Initial comparative analysis identified four statistically significant nucleotide substitutions in the HCC and cirrhosis groups. However, in repeated experiments, these four mutations were completely lost with the consistent appearance of alternative four mutations (). In sequence chromatograms, almost all eight mutations showed single peaks, suggesting that these mutations are not located in highly variable sites. Experimental contamination is not supported because all other sites from the same HCV isolates appear the same (). Under 70 PCR cycles, four putative false mutations over 387-bp domain give an error rate at 1.5 × 10−4
substitutions per base pair, which is well within the range of Taq DNA polymerase’s misincorporation rate of 2.1 × 10−4
to 2.0 × 10−5
errors per base pair.33–38
Thus the eight nucleotide substitutions observed are most likely not authentic. Under the same experimental procedure, the appearance on different positions in a non-random pattern from repeated experiments may be attributable to the batch to batch difference of AmpliTaq DNA polymerase. Another factor is the subtle alteration of template heterogeneity due to additional 1-year storage. The role of template heterogeneity contributing to the error rate of DNA polymerase has been ignored largely.39–41
Because of the complete sequence identity after 70-cycle PCR upon the use of plasmid DNA as the template, template heterogeneity may be a more possible factor to explain our observation. Finally, the four nucleotide mutations from the initial and repeated experiments are also present on the healthy volunteers from datasets 2 and 3, respectively (). Thus, even assuming a real nature, these mutations may just be a result of adaptive evolution without having any relationship with end-stage liver disease, either HCC or cirrhosis.
At the phylogenetic level, BaTS analysis revealed no apparent clustering in terms of their disease traits in HCC and cirrhosis. However, the inclusion of the dataset 1 (blood donors) resulted in strong association between disease traits (HCC/Cirrhosis or blood donors) (). Since the dataset 1 were sampled in 1993, such an observation may be largely due to different sampling dates rather than disease traits. Because of a small number (n=6) of HCV sequences from blood donors in the dataset 2, a univocal answer may require the analysis with the inclusion of more contemporaneously collected HCV sequences from patients without HCC/cirrhosis.
The HCC group, cirrhosis group and the dataset 1 all have significantly negative Tajima’s D values, indicating an excess of low-frequency mutations and therefore a positive selection pressure. Among datasets the HCC group has the strongest negative Tajima’s D value, corresponding with its highest dN
ratio (). Actually, while having similar dS
values, the HCC and cirrhosis have significantly higher dN
values than the dataset 1 (p<0.001) (). Taken together, these data suggest a strong evolutionary pressure of HCV in patients with end-stage liver diseases, which is consistent with previous reports in HCC patients infected with HCV genotype 1b.8,13
An important implication from this observation is a theoretically enhanced chance for the detection of putative HCC or cirrhosis-specific mutations, which requires caution in data interpretation since the mutations identified may simply be the consequence of adaptation.
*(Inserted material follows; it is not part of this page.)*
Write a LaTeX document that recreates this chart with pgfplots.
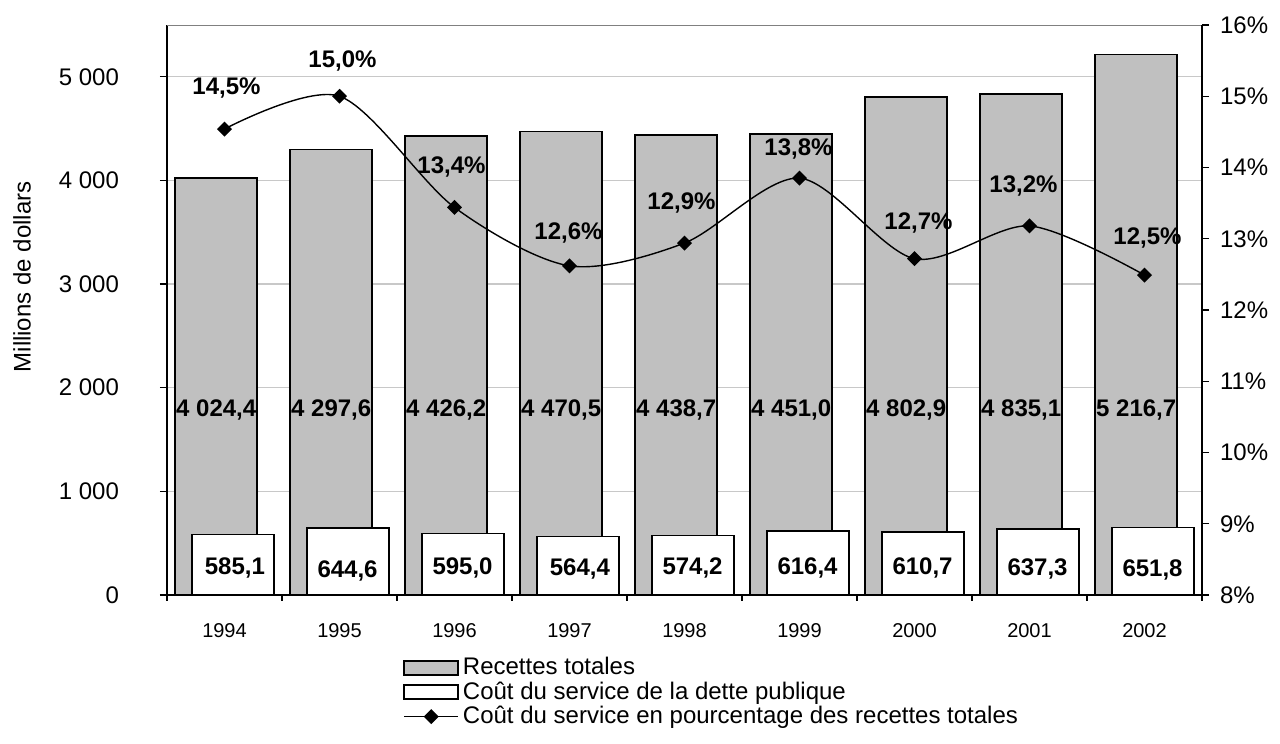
\documentclass[border=0pt]{standalone}
\usepackage{pgfplots}
\pgfplotsset{compat=1.18}
\usepackage{fontspec}
\setmainfont{Liberation Sans}
\definecolor{barg}{RGB}{192,192,192}
\definecolor{gridg}{RGB}{200,200,200}
\newcommand{\ftw}{\fontsize{12}{14}\selectfont}
\newcommand{\ften}{\fontsize{10}{12}\selectfont}
\begin{document}
\begin{tikzpicture}
\useasboundingbox (0,0) rectangle (640pt,372pt);
\begin{axis}[
  at={(83.5pt,74.5pt)}, anchor=south west,
  scale only axis, width=517.5pt, height=285pt,
  xmin=-0.5, xmax=8.5, ymin=0, ymax=5500,
  axis x line*=bottom, axis y line*=left,
  axis line style={line width=0.6pt, -},
  tick align=outside,
  xtick={0,1,2,3,4,5,6,7,8},
  xticklabels={1994,1995,1996,1997,1998,1999,2000,2001,2002},
  major x tick style={draw=none},
  minor xtick={-0.5,0.5,1.5,2.5,3.5,4.5,5.5,6.5,7.5,8.5},
  minor x tick style={black, line width=0.6pt},
  minor tick length=3pt,
  major tick length=3.5pt,
  xticklabel style={font=\ften, yshift=-7pt},
  ytick={0,1000,2000,3000,4000,5000},
  yticklabels={0,1 000,2 000,3 000,4 000,5 000},
  yticklabel style={font=\ftw, xshift=-17pt},
  y tick style={black, line width=0.6pt},
  ymajorgrids, grid style={gridg, line width=0.6pt},
  ylabel={Millions de dollars},
  ylabel style={font=\ftw, at={(axis description cs:-0.14,0.558)}, anchor=center},
]
\addplot[ybar, bar width=41pt, bar shift=-4.125pt, fill=barg, draw=black, line width=0.8pt]
  coordinates {(0,4024.4) (1,4297.6) (2,4426.2) (3,4470.5) (4,4438.7) (5,4451.0) (6,4802.9) (7,4835.1) (8,5216.7)};
\addplot[ybar, bar width=41pt, bar shift=4.125pt, fill=white, draw=black, line width=0.8pt]
  coordinates {(0,585.1) (1,644.6) (2,595.0) (3,564.4) (4,574.2) (5,616.4) (6,610.7) (7,637.3) (8,651.8)};
\addplot[draw=none, mark=none, nodes near coords, point meta=explicit symbolic,
  every node near coord/.append style={anchor=center, font=\ftw\bfseries, inner sep=0pt}]
  coordinates {(-0.072,1790) [4 024,4] (0.928,1790) [4 297,6] (1.928,1790) [4 426,2]
    (2.928,1790) [4 470,5] (3.928,1790) [4 438,7] (4.928,1790) [4 451,0]
    (5.928,1790) [4 802,9] (6.928,1790) [4 835,1] (7.928,1790) [5 216,7]};
\addplot[draw=none, mark=none, nodes near coords, point meta=explicit symbolic,
  every node near coord/.append style={anchor=center, font=\ftw\bfseries, inner sep=0pt}]
  coordinates {(0.09,260) [585,1] (1.07,230) [644,6] (2.07,260) [595,0]
    (3.09,250) [564,4] (4.07,260) [574,2] (5.07,260) [616,4]
    (6.07,260) [610,7] (7.07,250) [637,3] (8.07,245) [651,8]};
\draw[gray, line width=0.6pt] (rel axis cs:0,1) -- (rel axis cs:1,1);
\end{axis}
\begin{axis}[
  at={(83.5pt,74.5pt)}, anchor=south west,
  scale only axis, width=517.5pt, height=285pt,
  xmin=-0.5, xmax=8.5, ymin=8, ymax=16,
  axis x line=none, axis y line*=right,
  axis line style={line width=0.6pt, -},
  tick align=outside, major tick length=3.5pt,
  y tick style={black, line width=0.6pt},
  ytick={8,9,10,11,12,13,14,15,16},
  yticklabels={8\%,9\%,10\%,11\%,12\%,13\%,14\%,15\%,16\%},
  yticklabel style={font=\ftw, xshift=2pt},
  legend style={at={(0.228,-0.102)}, anchor=north west, draw=none, fill=none,
    inner sep=0pt, font=\ftw, row sep=-2pt, cells={anchor=west}},
  legend cell align=left,
]
\addlegendimage{legend image code/.code={\draw[fill=barg, draw=black, line width=0.8pt] (0pt,-3.5pt) rectangle (27pt,3.5pt);}}
\addlegendentry{Recettes totales}
\addlegendimage{legend image code/.code={\draw[fill=white, draw=black, line width=0.8pt] (0pt,-3.5pt) rectangle (27pt,3.5pt);}}
\addlegendentry{Coût du service de la dette publique}
\addplot[black, line width=0.7pt, smooth, mark=square*, mark size=2.3pt,
  mark options={rotate=45, fill=black, solid},
  legend image code/.code={\draw[black, line width=0.7pt] (0pt,0pt) -- (27pt,0pt);
     \fill[black, rotate around={45:(13.5pt,0pt)}] (11.2pt,-2.3pt) rectangle (15.8pt,2.3pt);},
  nodes near coords={\pgfplotspointmeta\%}, point meta=explicit symbolic,
  visualization depends on={\thisrow{dx} \as \dx},
  visualization depends on={\thisrow{dy} \as \dy},
  every node near coord/.append style={anchor=center, font=\ftw\bfseries, inner sep=0pt,
    xshift=\dx pt, yshift=\dy pt}]
  table[x=x, y=y, meta=lab] {
x y lab dx dy
0 14.54 14,5 1 20.5
1 15.00 15,0 1.5 17.5
2 13.44 13,4 -1.5 20
3 12.62 12,6 -0.5 16.5
4 12.94 12,9 -1.5 20
5 13.85 13,8 -0.5 14.5
6 12.72 12,7 2 18
7 13.18 13,2 -3 20
8 12.49 12,5 1.5 18.5
};
\addlegendentry{Coût du service en pourcentage des recettes totales}
\end{axis}
\end{tikzpicture}
\end{document}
It should be noted that our analysis was based on a short HCV domain, the 387-bp partial Core/E1 region. Comprehensive understanding of HCC-specific mutations and/or strains may require a full-length HCV genome scanning as well as the availability of adequate number of samples collected in both simultaneous and longitudinal patterns. In this setting, the current study represents a proof-of-concept investigation in terms of experimental approaches and phylogenetic techniques to address this elusive but clinically important issue.